Envisagez ce qui est nouveau sous le point de vue du temps, comme quelque chose qui est entré récemment en existence, et vous aurez ce qui est νέος (voy. Pott-, Etymol. Forschung, 2e éd., vol. I, p. 290-292). Ainsi les jeunes sont toujours οἱ νέοι, ou οἱ νεώτεροι, c’est-à-dire qu’ils sont la génération qui vient de naître en dernier lieu ; ainsi encore νέοι θεοί, c’est la race plus jeune des dieux ; à savoir, Jupiter, Apollon et autres habitants de l’Olympe (Æschyl., Prom. 5.991, 996), qu’on oppose à Saturne, à Ops et à la dynastie des divinités plus anciennes et que les premiers vinrent remplacer. Mais envisagez ce qui est nouveau, non plus au point de vue du temps, mais de la qualité, ce qui est nouveau comme opposé à ce qui a vu du service, qui est usé, émoussé ou endommagé par l’âge, et vous aurez le sens de καινός. Exemples : καινὸν ἱμάτιον (Luc 5.30), « nouvel habit », comme opposé à un habit usé et râpé ; καινοὶ ἀσκοί, « nouvelles outres » (Matthieu 9.17 ; Luc 5.38) ; et dans ce sens, καινὸς οὐρανός (2 Pierre 3.13), « nouveau ciel », comme opposé à un ciel qui est vieux et qui montre des signes de décadence et de dissolution (Hébreux 1.11-12). De la même manière la phrase καιναὶ γλῶσσαι (Marc 16.17) ne suggère point le don récent des langues, mais la différence de ces langues par rapport à toutes celles qui les ont précédées, appelées ailleurs ἕτεραι γλῶσσαι (Actes 2.4), langues différentes de toutes celles connues jusqu’alors. C’est ainsi encore que le καινὸν μνημεῖον, dans lequel Joseph d’Arimathé coucha le corps du Seigneur (Matthieu 27.60), n’était pas un tombeau récemment taillé dans le roc, mais un tombeau qui n’avait jamais encore servi, dans lequel jamais aucun autre mort n’avait été mis ; le contraire aurait souillé l’endroit au point de vue cérémoniel (Matthieu 23.27). Ce tombeau aurait pu être creusé cent ans auparavant, et, pour cette raison, il n’aurait pas pu être appelé νέον ; mais, s’il n’avait jamais servi, il était encore καινόν. Et il devait en être ainsi. Cela faisait partie de ce divin décorum dont s’entoura toujours le Seigneur, même au milieu des humiliations de sa vie terrestre (cf. Luc 19.30 ; 1 Samuel 6.7 ; 2 Rois 2.20).

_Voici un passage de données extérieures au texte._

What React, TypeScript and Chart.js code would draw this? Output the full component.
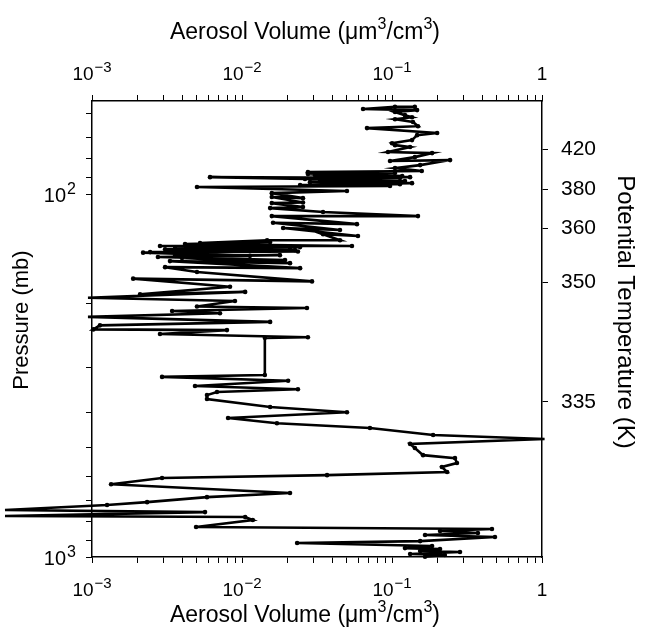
import React, { useEffect, useRef } from "react";
import { Chart, registerables } from "chart.js";

Chart.register(...registerables);

// Aerosol volume (um^3/cm^3) along the profile, bottom to top
const aerosolVolume = [
  0.166, 0.225, 0.132, 0.284, 0.154, 0.209, 0.122, 0.185, 0.0233, 0.154,
  0.486, 0.166, 0.374, 0.209, 0.464, 0.00494, 0.0118, 0.0105, 0.000263, 0.00567,
  0.000263, 0.00126, 0.00233, 0.00584, 0.0209, 0.00134, 0.00293, 0.0369, 0.233, 0.215,
  0.271, 0.263, 0.161, 0.142, 0.132, 1.04, 0.188, 0.0713, 0.0171, 0.00807,
  0.0501, 0.0154, 0.00584, 0.00584, 0.00681, 0.0236, 0.00486, 0.0203, 0.00293, 0.0142,
  0.0142, 0.0275, 0.00284, 0.00794, 0.00102, 0.00113, 0.0154, 0.00094, 0.00713, 0.00342,
  0.0271, 0.00501, 0.00898, 0.00094, 0.0105, 0.00209, 0.00832, 0.00188, 0.0293, 0.00501,
  0.00307, 0.0244,
  0.00331, 0.0209, 0.00398, 0.01935, 0.00275, 0.0179, 0.00358, 0.0113, 0.00219, 0.0236,
  0.00244, 0.02257, 0.00307, 0.0209, 0.00358, 0.0244, 0.00284, 0.0541, 0.00417, 0.0154,
  0.00525, 0.0147,
  0.045, 0.0347, 0.0593, 0.0188, 0.045, 0.0161, 0.0584, 0.0158, 0.149, 0.0347,
  0.0154, 0.0255, 0.0158, 0.0255, 0.0158, 0.0255, 0.0158, 0.0501, 0.00501, 0.097,
  0.0244, 0.136, 0.0284, 0.113, 0.0331, 0.122, 0.0263, 0.00612, 0.113, 0.0307,
  0.132, 0.0275, 0.117, 0.0275, 0.1047, 0.0275, 0.158, 0.1047, 0.154, 0.244,
  0.097, 0.142, 0.185, 0.094, 0.132, 0.1047, 0.1, 0.136, 0.147, 0.2,
  0.0681, 0.149, 0.138, 0.1047, 0.136, 0.122, 0.1047, 0.147, 0.0641, 0.1047,
  0.142,
];

// Pressure (mb) for each sample
const pressure = [
  998, 987, 981, 969, 963, 951, 945, 933, 915, 904,
  881, 870, 859, 848, 837, 827, 791, 776, 771, 752,
  742, 719, 706, 684, 666, 630, 606, 595, 583, 565,
  551, 534, 524, 501, 488, 473, 461, 441, 428, 414,
  399, 386, 367, 358, 351, 345, 338, 327, 319, 315,
  249, 248, 243, 237, 236, 230, 225, 218, 213, 210,
  206, 204, 197, 193, 186, 189, 180, 171, 174, 164,
  159, 160,
  153, 155, 150, 152, 149.1, 147.3, 148, 148, 145, 144,
  144.5, 142.7, 142, 142, 140.9, 140.0, 139, 139, 137.3, 135.6,
  136.5, 134,
  134, 129, 130.5, 124, 125.6, 120, 121, 115, 115, 112,
  109.3, 108.6, 105.9, 105.5, 101.9, 102.6, 99.4, 98.1, 95.6, 95.0,
  94.4, 93.3, 92.7, 93.9, 91.5, 92.1, 90.9, 89.8, 90.3, 88.7,
  89.8, 88.1, 89.2, 87.5, 87.5, 87.0, 86.4, 84.8, 83.2, 80.6,
  81.1, 79.1, 77.1, 76.6, 74.2, 73.3, 72.4, 71.0, 68.8, 67.9,
  65.8, 65.0, 63.3, 62.2, 61.4, 60.6, 59.4, 58.7, 58.3, 57.5,
  57.5,
];

const xMajorTicks = [0.001, 0.01, 0.1, 1];
const xTickBase = ["10", "10", "10", "1"];
const xTickExp = ["\u22123", "\u22122", "\u22121", ""];
const xMinorTicks = [
  0.002, 0.003, 0.004, 0.005, 0.006, 0.007, 0.008, 0.009,
  0.02, 0.03, 0.04, 0.05, 0.06, 0.07, 0.08, 0.09,
  0.2, 0.3, 0.4, 0.5, 0.6, 0.7, 0.8, 0.9,
];
const yMajorTicks = [100, 1000];
const yTickBase = ["10", "10"];
const yTickExp = ["2", "3"];
const yMinorTicks = [60, 70, 80, 90, 200, 300, 400, 500, 600, 700, 800, 900];
const thetaPressure = [75.2, 96.9, 124.1, 174.7, 374];
const thetaLabels = ["420", "380", "360", "350", "335"];

// title pieces: [text, isSuperscript]
const xTitleParts: [string, boolean][] = [
  ["Aerosol Volume (\u03BCm", false],
  ["3", true],
  ["/cm", false],
  ["3", true],
  [")", false],
];
const yTitle = "Pressure (mb)";
const y2Title = "Potential Temperature (K)";

const FONT = '"Liberation Sans", Arial, Helvetica, sans-serif';

const labelFor = (values: number[], labels: string[]) => (v: any) => {
  const n = Number(v);
  const i = values.findIndex((m) => Math.abs(m - n) / m < 1e-6);
  return i >= 0 ? labels[i] : "";
};

// draw "base^exp" with a real raised exponent
function drawPower(ctx: any, base: string, exp: string, x: number, y: number, align: "center" | "right", size: number) {
  const esize = Math.round(size * 0.8);
  ctx.font = `${size}px ${FONT}`;
  const wb = ctx.measureText(base).width;
  ctx.font = `${esize}px ${FONT}`;
  const we = exp ? ctx.measureText(exp).width + 1 : 0;
  const total = wb + we;
  const x0 = align === "center" ? x - total / 2 : x - total;
  ctx.textAlign = "left";
  ctx.textBaseline = "alphabetic";
  ctx.font = `${size}px ${FONT}`;
  ctx.fillText(base, x0, y);
  if (exp) {
    ctx.font = `${esize}px ${FONT}`;
    ctx.fillText(exp, x0 + wb + 1, y - size * 0.42);
  }
}

function drawTitle(ctx: any, cx: number, baseline: number, size: number) {
  const ssize = Math.round(size * 0.68);
  let total = 0;
  for (const [t, sup] of xTitleParts) {
    ctx.font = `${sup ? ssize : size}px ${FONT}`;
    total += ctx.measureText(t).width;
  }
  let x = cx - total / 2;
  ctx.textAlign = "left";
  ctx.textBaseline = "alphabetic";
  for (const [t, sup] of xTitleParts) {
    ctx.font = `${sup ? ssize : size}px ${FONT}`;
    ctx.fillText(t, x, sup ? baseline - size * 0.42 : baseline);
    x += ctx.measureText(t).width;
  }
}

const axisText = {
  id: "axisText",
  afterDraw(chart: any) {
    const { ctx, chartArea: a, scales } = chart;
    ctx.save();
    ctx.fillStyle = "#000";
    // power-of-ten tick labels placed by the scales
    xMajorTicks.forEach((v, i) => {
      const px = scales.x.getPixelForValue(v);
      drawPower(ctx, xTickBase[i], xTickExp[i], px, a.top - 21, "center", 19);
      drawPower(ctx, xTickBase[i], xTickExp[i], px, a.bottom + 39, "center", 19);
    });
    yMajorTicks.forEach((v, i) => {
      const py = scales.y.getPixelForValue(v);
      drawPower(ctx, yTickBase[i], yTickExp[i], a.left - 16, py + 8, "right", 20);
    });
    // axis titles
    drawTitle(ctx, a.left + 213, 39, 23);
    drawTitle(ctx, a.left + 213, a.bottom + 65, 23);
    ctx.textAlign = "center";
    ctx.textBaseline = "middle";
    ctx.font = `22px ${FONT}`;
    ctx.save();
    ctx.translate(a.left - 70, (a.top + a.bottom) / 2 - 9);
    ctx.rotate(-Math.PI / 2);
    ctx.fillText(yTitle, 0, 0);
    ctx.restore();
    ctx.font = `24px ${FONT}`;
    ctx.save();
    ctx.translate(a.right + 83, (a.top + a.bottom) / 2 - 17);
    ctx.rotate(Math.PI / 2);
    ctx.fillText(y2Title, 0, 0);
    ctx.restore();
    ctx.restore();
  },
};

export default function App() {
  const ref = useRef<HTMLCanvasElement | null>(null);

  useEffect(() => {
    if (!ref.current) return;
    const points = aerosolVolume.map((v, i) => ({ x: v, y: pressure[i] }));
    const grid = {
      display: true,
      drawOnChartArea: false,
      drawTicks: true,
      tickLength: 6,
      color: "#000",
      lineWidth: 1,
    };
    const border = { display: true, color: "#000", width: 1.5 };
    const hiddenTicks = { display: false, autoSkip: false };
    const setXTicks = (scale: any) => {
      scale.ticks = [...xMajorTicks, ...xMinorTicks]
        .sort((a, b) => a - b)
        .map((v) => ({ value: v }));
    };
    const setYTicks = (scale: any) => {
      scale.ticks = [...yMajorTicks, ...yMinorTicks]
        .sort((a, b) => a - b)
        .map((v) => ({ value: v }));
    };

    const chart = new Chart(ref.current, {
      type: "scatter",
      data: {
        datasets: [
          {
            data: points,
            showLine: true,
            borderColor: "#000",
            backgroundColor: "#000",
            borderWidth: 2.6,
            pointRadius: 2.3,
            pointBackgroundColor: "#000",
            pointBorderWidth: 0,
            pointHoverRadius: 0,
            tension: 0,
            clip: false,
          } as any,
        ],
      },
      options: {
        animation: false,
        responsive: true,
        maintainAspectRatio: false,
        events: [],
        layout: { padding: 0 },
        plugins: {
          legend: { display: false },
          tooltip: { enabled: false },
          title: { display: false },
        },
        scales: {
          x: {
            type: "logarithmic",
            position: "bottom",
            min: 0.001,
            max: 1,
            grid,
            border,
            ticks: hiddenTicks,
            afterBuildTicks: setXTicks,
            afterFit: (s: any) => {
              s.height = 74;
            },
          },
          x2: {
            type: "logarithmic",
            position: "top",
            min: 0.001,
            max: 1,
            grid,
            border,
            ticks: hiddenTicks,
            afterBuildTicks: setXTicks,
            afterFit: (s: any) => {
              s.height = 101;
            },
          },
          y: {
            type: "logarithmic",
            position: "left",
            reverse: true,
            min: 55.4,
            max: 1000,
            grid,
            border,
            ticks: hiddenTicks,
            afterBuildTicks: setYTicks,
            afterFit: (s: any) => {
              s.width = 92;
            },
          },
          y2: {
            type: "logarithmic",
            position: "right",
            reverse: true,
            min: 55.4,
            max: 1000,
            grid,
            border,
            ticks: {
              autoSkip: false,
              color: "#000",
              padding: 13,
              font: { family: FONT, size: 21 },
              callback: labelFor(thetaPressure, thetaLabels),
            },
            afterBuildTicks: (scale: any) => {
              scale.ticks = thetaPressure.map((v) => ({ value: v }));
            },
            afterFit: (s: any) => {
              s.width = 103;
            },
          },
        },
      } as any,
      plugins: [axisText],
    });
    return () => chart.destroy();
  }, []);

  return (
    <div style={{ position: "absolute", left: 0, top: 0, width: 645, height: 631, background: "#fff" }}>
      <canvas ref={ref} />
    </div>
  );
}
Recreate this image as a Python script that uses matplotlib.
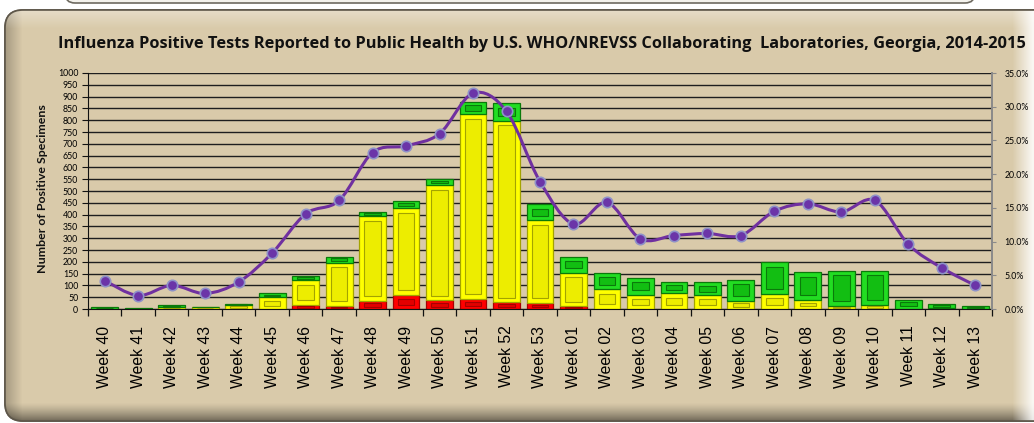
import numpy as np
import matplotlib
matplotlib.use("Agg")
import matplotlib.pyplot as plt
from matplotlib.patches import FancyBboxPatch
from matplotlib.path import Path
from matplotlib.patches import PathPatch

weeks = ["Week 40", "Week 41", "Week 42", "Week 43", "Week 44", "Week 45", "Week 46",
         "Week 47", "Week 48", "Week 49", "Week 50", "Week 51", "Week 52", "Week 53",
         "Week 01", "Week 02", "Week 03", "Week 04", "Week 05", "Week 06", "Week 07",
         "Week 08", "Week 09", "Week 10", "Week 11", "Week 12", "Week 13"]
red_vals = [0, 0, 0, 0, 0, 0, 17, 13, 35, 60, 37, 42, 28, 25, 11, 0, 0, 0, 0, 0, 0,
            0, 0, 0, 0, 0, 0]
yellow_vals = [0, 0, 8, 8, 15, 49, 106, 184, 357, 368, 488, 783, 770, 352, 143, 83, 60,
               67, 59, 35, 64, 38, 14, 17, 2, 5, 0]
green_vals = [8, 5, 7, 2, 7, 17, 17, 25, 18, 28, 25, 54, 73, 66, 66, 71, 73, 49, 54, 90,
              136, 119, 148, 145, 36, 18, 13]
pct_positive = [4.2, 2.0, 3.5, 2.3, 4.0, 8.3, 14.1, 16.1, 23.2, 24.2, 26.0, 32.0, 29.3,
                18.9, 12.6, 15.8, 10.4, 10.9, 11.2, 10.9, 14.5, 15.6, 14.4, 16.1, 9.6,
                6.1, 3.5]
left_ticks = list(range(0, 1001, 50))
right_ticks = [0, 5, 10, 15, 20, 25, 30, 35]
title = ("Influenza Positive Tests Reported to Public Health by U.S. WHO/NREVSS "
         "Collaborating  Laboratories, Georgia, 2014-2015")

W, H = 1034, 423
fig = plt.figure(figsize=(W / 100, H / 100), dpi=100)
fig.patch.set_facecolor("white")

# ---------- background panel ----------
bg = fig.add_axes([0, 0, 1, 1], zorder=-10)
bg.set_xlim(0, W)
bg.set_ylim(H, 0)
bg.axis("off")

top_strip = FancyBboxPatch((65, -30), 910, 33, boxstyle="round,pad=0,rounding_size=10",
                           facecolor="#F4F2EC", edgecolor="#6E6A60", lw=1.2)
bg.add_patch(top_strip)

panel = FancyBboxPatch((5, 10), 1060, 411, boxstyle="round,pad=0,rounding_size=18",
                       facecolor="#D9CAA9", edgecolor="#5E574A", lw=1.2)
bg.add_patch(panel)

xx, yy = np.meshgrid(np.arange(W), np.arange(H))
base = np.array([217, 202, 170], float) / 255
img = np.ones((H, W, 3)) * base
left_dark = np.clip((22 - xx) / 16, 0, 1)
bottom_dark = np.clip((yy - 402) / 19, 0, 1) ** 1.3
right_light = np.clip((xx - 1012) / 20, 0, 1)
top_light = np.clip((28 - yy) / 18, 0, 1)
img = img * (1 - 0.22 * left_dark[..., None])
img = img * (1 - 0.5 * bottom_dark[..., None])
img = img + (1 - img) * (0.35 * top_light[..., None])
img = img + (1 - img) * (0.85 * right_light[..., None])
im = bg.imshow(img, extent=(0, W, H, 0), zorder=1, interpolation="bilinear")
im.set_clip_path(panel)
edge = FancyBboxPatch((5, 10), 1060, 411, boxstyle="round,pad=0,rounding_size=18",
                      facecolor="none", edgecolor="#5E574A", lw=1.2, zorder=2)
bg.add_patch(edge)

# ---------- main axes ----------
left, right, top, bottom = 88, 992, 73, 309
ax = fig.add_axes([left / W, 1 - bottom / H, (right - left) / W, (bottom - top) / H])
ax.set_facecolor("none")
n = len(weeks)
x = np.arange(n)
ax.set_xlim(-0.5, n - 0.5)
ax.set_ylim(0, 1000)
ax.set_yticks(left_ticks)
ax.set_yticklabels([str(v) for v in left_ticks], fontsize=6.3, family="Lato")
ax.yaxis.grid(True, color="#1E1E1E", lw=1.0)
ax.set_axisbelow(True)
ax.tick_params(axis="y", length=4, width=0.8, pad=3, color="#111111")
ax.set_xticks(x)
ax.set_xticklabels(weeks, rotation=90, fontsize=11.3, family="Liberation Sans")
ax.tick_params(axis="x", length=0, pad=12)
ax.set_xticks(np.arange(n + 1) - 0.5, minor=True)
ax.tick_params(axis="x", which="minor", length=5, width=0.9, color="#111111")
for s in ["top", "right"]:
    ax.spines[s].set_visible(False)
ax.spines["left"].set_color("#111111")
ax.spines["bottom"].set_color("#111111")
ax.axhline(1000, color="#8A8A8A", lw=1.4, zorder=0.5)

bw = 0.8
schemes = {
    "red": ("#FF0000", "#E30000", "#A80000"),
    "yellow": ("#FFFF00", "#EDED00", "#A3A300"),
    "green": ("#22DD22", "#12BE12", "#0A7A0A"),
}


def draw_segment(xs, bottoms, heights, key):
    face, inner, edgec = schemes[key]
    ax.bar(xs, heights, bw, bottom=bottoms, color=face, edgecolor=edgec, lw=0.9, zorder=2)
    for xi, b, h in zip(xs, bottoms, heights):
        if h < 6:
            continue
        inset = min(20, h * 0.28)
        ax.bar(xi, h - 2 * inset, bw * 0.62, bottom=b + inset, color=inner,
               edgecolor=edgec, lw=0.8, zorder=3)


red = np.array(red_vals, float)
yel = np.array(yellow_vals, float)
grn = np.array(green_vals, float)
draw_segment(x, np.zeros(n), red, "red")
draw_segment(x, red, yel, "yellow")
draw_segment(x, red + yel, grn, "green")

# ---------- percent line ----------
ax2 = ax.twinx()
ax2.set_facecolor("none")
ax2.set_ylim(0, 35)
ax2.set_yticks(right_ticks)
ax2.set_yticklabels([f"{v:.1f}%" for v in right_ticks], fontsize=6.3, family="Lato")
ax2.tick_params(axis="y", length=3, width=0.8, color="#8A8A8A", pad=6)
for s in ["top", "left", "bottom"]:
    ax2.spines[s].set_visible(False)
ax2.spines["right"].set_color("#8A8A8A")
ax2.spines["right"].set_linewidth(1.4)

p = np.column_stack([x, np.array(pct_positive, float)])
verts = [tuple(p[0])]
codes = [Path.MOVETO]
for i in range(n - 1):
    p0 = p[i - 1] if i > 0 else p[i]
    p3 = p[i + 2] if i + 2 < n else p[i + 1]
    c1 = p[i] + (p[i + 1] - p0) / 6
    c2 = p[i + 1] - (p3 - p[i]) / 6
    verts += [tuple(c1), tuple(c2), tuple(p[i + 1])]
    codes += [Path.CURVE4] * 3
ax2.add_patch(PathPatch(Path(verts, codes), facecolor="none", edgecolor="#7030A0",
                        lw=2.2, zorder=4, capstyle="round"))
ax2.plot(x, pct_positive, ls="none", marker="o", ms=7.5, mfc="#6B35A8",
         mec="#8E92C8", mew=1.2, zorder=5)

fig.text(58 / W, 1 - 47.5 / H, title, fontsize=11.8, fontweight="bold", family="Open Sans",
         ha="left", va="baseline", color="#111111")
fig.text(43 / W, 1 - 189 / H, "Number of Positive Specimens", rotation=90, fontsize=8.9,
         fontweight="bold", family="Lato", ha="center", va="center", color="#111111")

fig.savefig("out.png", dpi=100)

Il suit de là que καινός impliquera souvent, comme idée secondaire, la louange ; car ce qui est nouveau est communément meilleur que ce qui est vieux ; ainsi tout est nouveau dans le royaume de la gloire : « nouvelle Jérusalem » (Apocalypse 3.12) ; « nouveau cantique » (Apocalypse 5.9) ; « nouveau ciel et nouvelle terre » (Apocalypse 21.1 ; cf. 2 Pierre 3.13) ; « toutes choses sont faites nouvelles » (Apocalypse 21.5). Mais ce sens n’est pas nécessairement inhérent au mot, car ce n’est pas toujours, ni en toutes choses, que le nouveau est meilleur, c’est quelquefois le vieux ; ainsi le vieil ami (Siracide 9.14) et le vieux vin (Luc 5.39) valent mieux que le nouvel ami et que le nouveau vin. Dans bien d’autres cas, καινός peut exprimer seulement la nouveauté, l’étrangeté, comme une chose qu’on oppose (et cela à son désavantage) à ce qui est connu et familier. Par exemple, nous disions tout-à-l’heure que νέοι θεοί était un titre donné à la plus jeune génération des dieux, mais lorsqu’on produisit comme une accusation contre Socrate qu’il avait cherché à introduire dans Athènes καινοὺς θεούς, ou καινὰ δαιμόνια (Plato, Apol. 26.b, cf. ξένα δαιμόνια, Actes 17.18), on entendit par là quelque chose de bien différent, à savoir, un nouveau panthéon, des dieux qu’Athènes n’avait pas été dans l’habitude d’adorer jusqu’alors. De même aussi ceux qui s’écrièrent au sujet de l’enseignement du Christ : « Quelle nouvelle doctrine (καινὴ διδαχή) est celle-ci ? » entendaient toute autre chose que des louanges (Marc 1.27).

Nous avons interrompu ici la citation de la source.